Philanthropy for Social Justice and Peace
Started in 2007, Philanthropy for Social Justice and Peace (PSJP) is a volunteer group of philanthropy practitioners from all geographic regions. PSJP is an incubator of new ideas for achieving systemic change particularly in support of communities that are suffering the worst effects of poverty, conflict, discrimination, and environmental degradation in the world today; and influence the way this work is resourced and supported.
The purpose of Philanthropy for Social Justice and Peace (PSJP) is to be an incubator of new ideas for achieving systemic change particularly in support of communities that are suffering the worst effects of poverty, conflict, discrimination, and environmental degradation in the world today; and
influence the way this work is resourced and supported. Our goals are to:
1. To co-create together with social change advocates from all sectors, activists, and funders, a positive narrative of the world we want and a space to explore alternative solutions to the problems facing the world today particularly poverty, inequality, discrimination, effects of war, conflict and environmental degradation.
2. To produce, surface and disseminate tools, effective strategies and connections to achieve social justice and peace outcomes.

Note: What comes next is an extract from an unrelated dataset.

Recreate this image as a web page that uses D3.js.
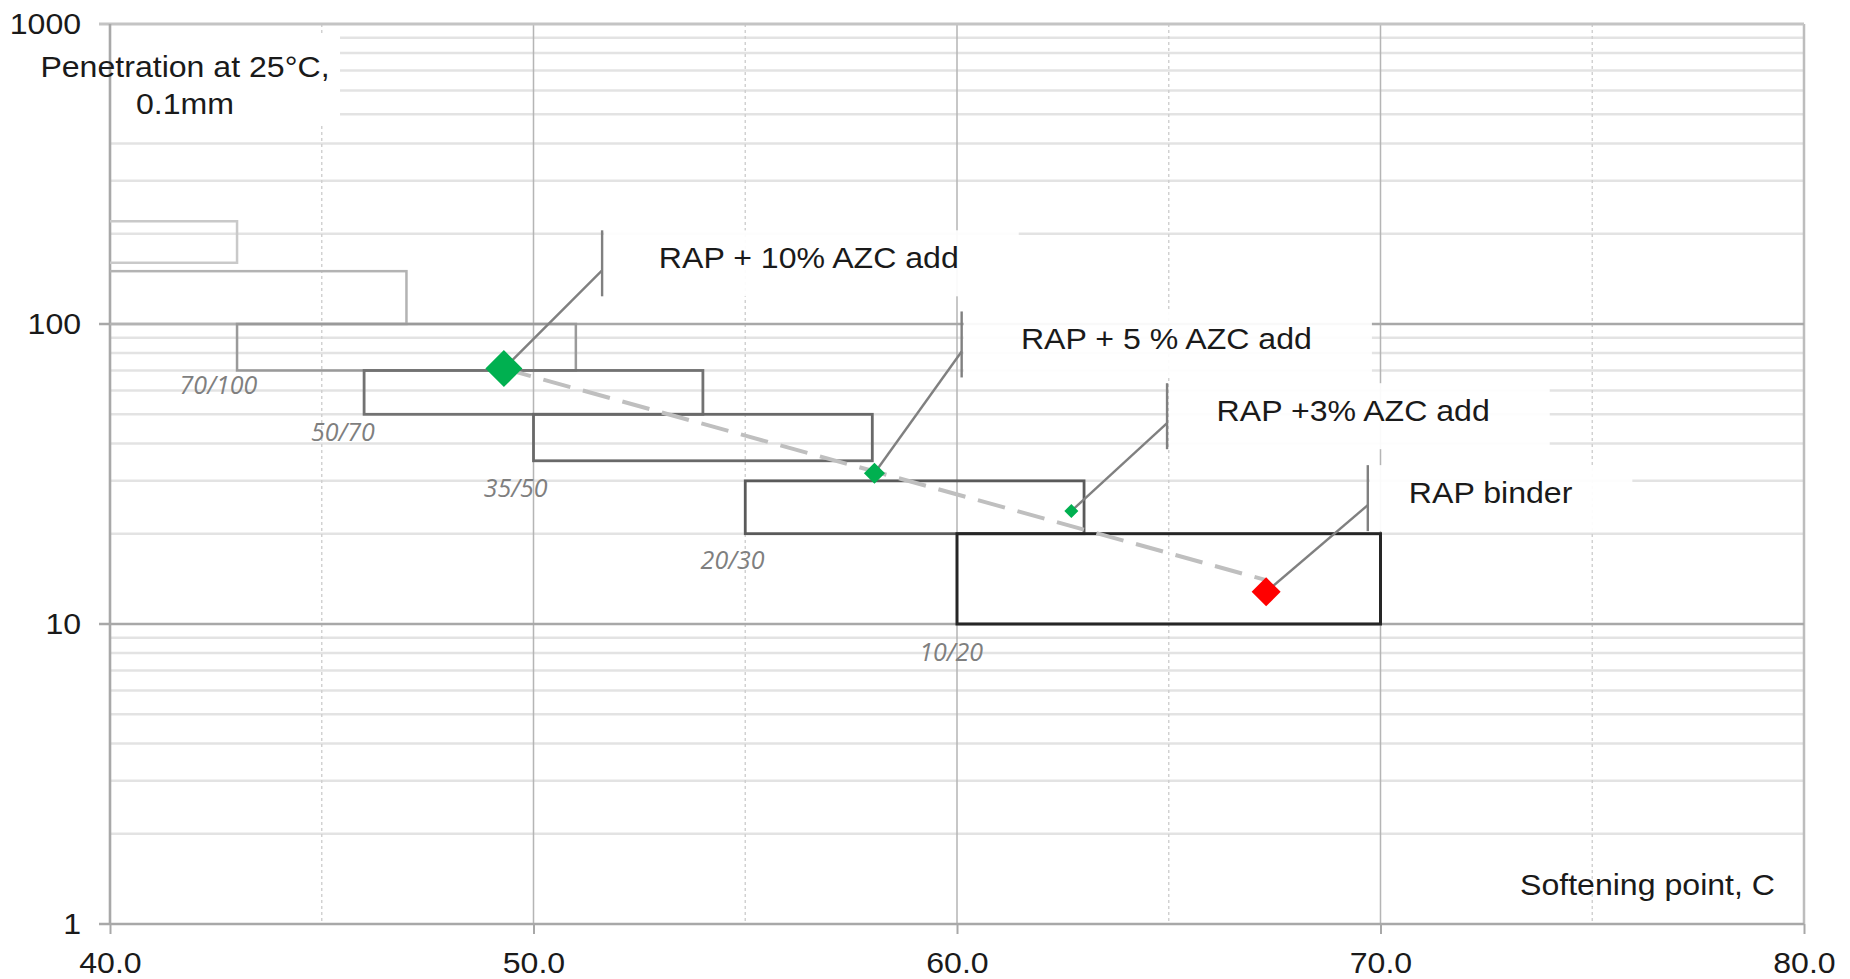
<!DOCTYPE html>
<html>
<head>
<meta charset="utf-8">
<script src="https://cdn.jsdelivr.net/npm/d3@7"></script>
<style>
  html, body { margin: 0; padding: 0; background: #ffffff; }
  svg { display: block; }
</style>
</head>
<body>
<svg id="chart" width="1850" height="979"></svg>
<script>
// Paving-grade bitumen windows (EN 12591): penetration range vs softening point range
const grades       = ["160/220", "100/150", "70/100", "50/70", "35/50", "20/30", "10/20"];
const gradePenLow  = [160, 100, 70, 50, 35, 20, 10];
const gradePenHigh = [220, 150, 100, 70, 50, 30, 20];
const gradeSpLow   = [35, 39, 43, 46, 50, 55, 60];
const gradeSpHigh  = [43, 47, 51, 54, 58, 63, 70];
// where each grade name sits (softening point, penetration)
const gradeLabelSp  = [null, null, 42.56, 45.5, 49.58, 54.7, 59.86];
const gradeLabelPen = [null, null, 63, 44, 28.7, 16.5, 8.1];

// Measured binders
const samples   = ["RAP + 10% AZC add", "RAP + 5 % AZC add", "RAP +3% AZC add", "RAP binder"];
const sampleSp  = [49.3, 58.05, 62.7, 67.3];
const samplePen = [71, 31.8, 23.8, 12.8];
// callout anchors for the sample names
const calloutSp     = [51.62, 60.11, 64.96, 69.70];
const calloutPen    = [151, 81, 46.7, 24.9];
const calloutTextSp = [52.96, 61.51, 66.13, 70.67];

// Trend from the 10% additive blend to the aged RAP binder
const trendSp  = [49.3, 67.3];
const trendPen = [71, 14];

// Axis ticks
const xTickValues = [40, 50, 60, 70, 80];
const yTickValues = [1, 10, 100, 1000];

// ---- styling ----
const gradeStroke = ["#c9c9c9", "#b3b3b3", "#9a9a9a", "#727272", "#696969", "#5a5a5a", "#262626"];
const gradeWidth  = [2.5, 2.5, 2.5, 2.8, 2.8, 2.8, 3];
const sampleFill  = ["#00b050", "#00b050", "#00b050", "#ff0000"];
const sampleDiag  = [37, 21, 14, 29];   // tip-to-tip marker size in px
const FONT = "'Liberation Sans', Arial, Helvetica, sans-serif";
const STRETCH = 1.07;

const svg = d3.select("#chart");
const W = 1850, H = 979;
const margin = { left: 110, right: 46, top: 24, bottom: 55 };

const x = d3.scaleLinear().domain([40, 80]).range([margin.left, W - margin.right]);
const y = d3.scaleLog().domain([1, 1000]).range([H - margin.bottom, margin.top]);

svg.append("rect").attr("width", W).attr("height", H).attr("fill", "#ffffff");

svg.append("defs").append("clipPath").attr("id", "plotClip")
  .append("rect")
  .attr("x", x(40)).attr("y", y(1000))
  .attr("width", x(80) - x(40)).attr("height", y(1) - y(1000));

// ---- gridlines ----
const grid = svg.append("g");
const yAll = y.ticks();
const isDecade = d => Math.abs(Math.log10(d) - Math.round(Math.log10(d))) < 1e-9;

grid.selectAll(".hminor").data(yAll.filter(d => !isDecade(d)))
  .join("line")
  .attr("x1", x(40)).attr("x2", x(80))
  .attr("y1", d => y(d)).attr("y2", d => y(d))
  .attr("stroke", "#e3e3e3").attr("stroke-width", 2.5);

const xAll = x.ticks(8);
grid.selectAll(".vminor").data(xAll.filter(d => d % 10 !== 0))
  .join("line")
  .attr("x1", d => x(d)).attr("x2", d => x(d))
  .attr("y1", y(1000)).attr("y2", y(1))
  .attr("stroke", "#cfcfcf").attr("stroke-width", 1.4)
  .attr("stroke-dasharray", "3,3");

grid.selectAll(".vmajor").data(xAll.filter(d => d % 10 === 0 && d > 40 && d < 80))
  .join("line")
  .attr("x1", d => x(d)).attr("x2", d => x(d))
  .attr("y1", y(1000)).attr("y2", y(1))
  .attr("stroke", "#b5b5b5").attr("stroke-width", 1.5);

// right border at 80
grid.append("line")
  .attr("x1", x(80)).attr("x2", x(80)).attr("y1", y(1000)).attr("y2", y(1))
  .attr("stroke", "#bdbdbd").attr("stroke-width", 2.5);

grid.selectAll(".hmajor").data(yTickValues)
  .join("line")
  .attr("x1", x(40) - 11).attr("x2", x(80))
  .attr("y1", d => y(d)).attr("y2", d => y(d))
  .attr("stroke", d => d === 1000 ? "#c4c4c4" : "#a8a8a8")
  .attr("stroke-width", d => d === 1000 ? 3 : 2.4);

// ---- label backgrounds (white boxes behind annotation text) ----
const boxes = svg.append("g");

// ---- axes ----
const xAxis = svg.append("g")
  .attr("transform", `translate(0,${y(1)})`)
  .call(d3.axisBottom(x).tickValues(xTickValues).tickFormat(d3.format(".1f"))
        .tickSize(10).tickPadding(17.5));
xAxis.select(".domain").remove();
xAxis.selectAll(".tick line").attr("stroke", "#a8a8a8").attr("stroke-width", 2);
xAxis.selectAll(".tick text")
  .attr("font-family", FONT).attr("font-size", 30).attr("fill", "#1a1a1a")
  .attr("transform", `scale(${STRETCH},1)`);

const yAxis = svg.append("g")
  .attr("transform", `translate(${x(40)},0)`)
  .call(d3.axisLeft(y).tickValues(yTickValues).tickFormat(d3.format("d"))
        .tickSize(0).tickPadding(27));
yAxis.select(".domain").remove();
yAxis.selectAll(".tick text")
  .attr("font-family", FONT).attr("font-size", 30).attr("fill", "#1a1a1a")
  .attr("transform", `scale(${STRETCH},1)`);

// left axis line
svg.append("line")
  .attr("x1", x(40)).attr("x2", x(40)).attr("y1", y(1000)).attr("y2", y(1))
  .attr("stroke", "#a8a8a8").attr("stroke-width", 2.6);

// ---- grade windows ----
const gradeData = grades.map((g, i) => ({
  name: g, pLo: gradePenLow[i], pHi: gradePenHigh[i],
  sLo: gradeSpLow[i], sHi: gradeSpHigh[i],
  lSp: gradeLabelSp[i], lPen: gradeLabelPen[i],
  stroke: gradeStroke[i], sw: gradeWidth[i]
}));

svg.append("g").attr("clip-path", "url(#plotClip)")
  .selectAll("rect").data(gradeData).join("rect")
  .attr("x", d => x(d.sLo)).attr("y", d => y(d.pHi))
  .attr("width", d => x(d.sHi) - x(d.sLo))
  .attr("height", d => y(d.pLo) - y(d.pHi))
  .attr("fill", "none")
  .attr("stroke", d => d.stroke).attr("stroke-width", d => d.sw);

svg.append("g").selectAll("text").data(gradeData.filter(d => d.lSp !== null)).join("text")
  .attr("transform", d => `translate(${x(d.lSp)},${y(d.lPen)})`)
  .attr("text-anchor", "middle").attr("dominant-baseline", "central")
  .attr("font-family", "'Open Sans', 'Liberation Sans', sans-serif")
  .attr("font-style", "italic").attr("font-size", 25)
  .attr("fill", "#7f7f7f")
  .text(d => d.name);

// ---- trend line ----
svg.append("path")
  .datum(trendSp.map((s, i) => [s, trendPen[i]]))
  .attr("d", d3.line().x(d => x(d[0])).y(d => y(d[1])))
  .attr("fill", "none").attr("stroke", "#bfbfbf")
  .attr("stroke-width", 4).attr("stroke-dasharray", "28,13");

// ---- samples with callouts ----
const sampleData = samples.map((n, i) => ({
  name: n, sp: sampleSp[i], pen: samplePen[i],
  cSp: calloutSp[i], cPen: calloutPen[i], tSp: calloutTextSp[i],
  fill: sampleFill[i], diag: sampleDiag[i]
}));

const callouts = svg.append("g");
const labelText = callouts.selectAll("text").data(sampleData).join("text")
  .attr("transform", d => `translate(${x(d.tSp)},${y(d.cPen) - 2}) scale(${STRETCH},1)`)
  .attr("font-family", FONT).attr("font-size", 30).attr("fill", "#1a1a1a")
  .text(d => d.name);

// white boxes sized from the rendered text
labelText.each(function (d) {
  const w = this.getComputedTextLength() * STRETCH;
  const x0 = x(d.cSp) + 2;
  boxes.append("rect")
    .attr("x", x0).attr("y", y(d.cPen) - 40)
    .attr("width", x(d.tSp) + w + 60 - x0).attr("height", 66)
    .attr("fill", "#ffffff").attr("opacity", 0.93);
});

// axis-title background
boxes.append("rect").attr("x", 38).attr("y", 33).attr("width", 302).attr("height", 90)
  .attr("fill", "#ffffff");

callouts.selectAll("line.leader").data(sampleData).join("line")
  .attr("class", "leader")
  .attr("x1", d => x(d.sp)).attr("y1", d => y(d.pen))
  .attr("x2", d => x(d.cSp)).attr("y2", d => y(d.cPen))
  .attr("stroke", "#808080").attr("stroke-width", 2.4);

callouts.selectAll("line.bar").data(sampleData).join("line")
  .attr("class", "bar")
  .attr("x1", d => x(d.cSp)).attr("x2", d => x(d.cSp))
  .attr("y1", d => y(d.cPen) - 40).attr("y2", d => y(d.cPen) + 26)
  .attr("stroke", "#808080").attr("stroke-width", 2.4);

svg.append("g").selectAll("path").data(sampleData).join("path")
  .attr("d", d => d3.symbol(d3.symbolSquare, (d.diag * d.diag) / 2)())
  .attr("transform", d => `translate(${x(d.sp)},${y(d.pen)}) rotate(45)`)
  .attr("fill", d => d.fill);

// ---- axis titles ----
const yTitle = svg.append("text")
  .attr("font-family", FONT).attr("font-size", 30).attr("fill", "#1a1a1a")
  .attr("text-anchor", "middle")
  .attr("transform", `translate(185,0) scale(${STRETCH},1)`);
yTitle.append("tspan").attr("x", 0).attr("y", 77).text("Penetration at 25°C,");
yTitle.append("tspan").attr("x", 0).attr("y", 114).text("0.1mm");

svg.append("text")
  .attr("font-family", FONT).attr("font-size", 30).attr("fill", "#1a1a1a")
  .attr("transform", `translate(1520,895) scale(${STRETCH},1)`)
  .text("Softening point, C");
</script>
</body>
</html>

3. To increase and influence the flow of philanthropic resources for social justice and peace outcomes.
current work is in five areas:
1. Framing a New Social Change Narrative and the Future Role of Philanthropy: A project to countervail a new narrative of how we affect change including a study into the role and purpose of philanthropy in different regions of the world.
2. The creation of new resources (case studies, reports, webinars, workshops) to help the field become more effective. The need for these resources is determined through surveys, meetings and discussions with those who will benefit from them.
3. Provide direct strategic assistance to foundations to increase the effectiveness of their grantmaking to address poverty, marginalisation and violence.
4. Influence the field through umbrella institutions such as philanthropy networks and associations and popular philanthropy platforms such as Alliance Magazine, the European Foundation Centre, WINGS, Foundation Center and other emerging regional platforms in Asia, Africa, the Middle East and Latin America. This work involves writing articles, producing workshops and sessions on philanthropy’s role in alleviating poverty, marginalisation and violence as well as working directly with these networks to design ways to engage their membership in meaningful discussions about this work.
5. Create regional ‘hubs’ in Africa, Asia, the Middle East: These will do two things: provide a means of communication and collaboration between regional social change leaders and those new to the field who are looking for ways to make their views heard. They will help to build capacities of the philanthropic sector locally by making the tools and resources more accessible and more specific to particular groups and areas.